Я молчала, глядя, как он снимает с полки бутылку и наполняет стакан мескалем. Вообще говоря, пить эту бурду не стоило. Кто знает, какое бактериологическое оружие они сыплют в котлы ради ускорения ферментации. Но я знала, что Дамович всегда берег хороший товар для тех, кто не простит ему отравления.

– За счет заведения, – тихо сказал он. – В последний раз.

Кивнув, я выпила. Ужасное пойло заставило меня прослезиться, но все равно этот мескаль был лучше, чем змеиная настойка, бутылки с которой ровными рядами теснились за стойкой – в мутноватой жидкости виднелись скрученные спиралью пресмыкающиеся.

Пока я разглядывала рептилий в бутылках, Дамович поставил передо мной блюдце с червячной солью и пачку сушеных апельсинов. Какое-то время я просто прислушивалась к звукам вокруг: грохот посуды и шипение плиты от ларька с едой, рев двигателей со стоянки, жалобные крики стервятников и вой пустынного ветра, свистящего в щелях металлической ограды. Я насыпала соль на плитку апельсина и слизнула ее языком, наслаждаясь вкусом и раздумывая, насколько можно быть откровенной.

Жаль, конечно, не заслуживал доверия, но трусость делала его предсказуемым.
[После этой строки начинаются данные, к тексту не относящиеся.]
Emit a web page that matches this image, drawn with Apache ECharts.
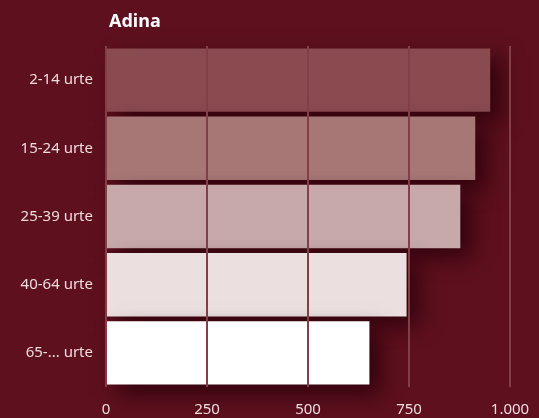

Поговаривают, что в тюрьме он был Пятеркой, но изловчился скостить себе срок своими бесконечными разговорами о раскаянии за содеянное на войне, так что даже тюремный капеллан устал их слушать и написал прошение на имя коменданта о сокращении его срока – чтобы наконец от него избавиться. Комендант согласился, с одним условием: Дамович оставит свою тюремную кличку вместе с ошейником, сменив ее на «Жаль».

Неплохая сделка, думала я, глядя, как он подсыпает еще немного червячной соли на блюдце. Ему подходило это имя, а тюремные коменданты часто награждали своих подопечных гораздо более худшими кличками. Все же лучше остаться со своим сроком. Лучше нести крест позора и насмешек, чем позволить наградить тебя глумливым именем.

Я осушила стакан. Ведь у девочки тоже было имя, но я страшилась узнать его.

«Просто скинь ее здесь, – шептал голос из прошлого. – Оставь ее, как сказал тот мужик. Она не заслуживает твоей помощи».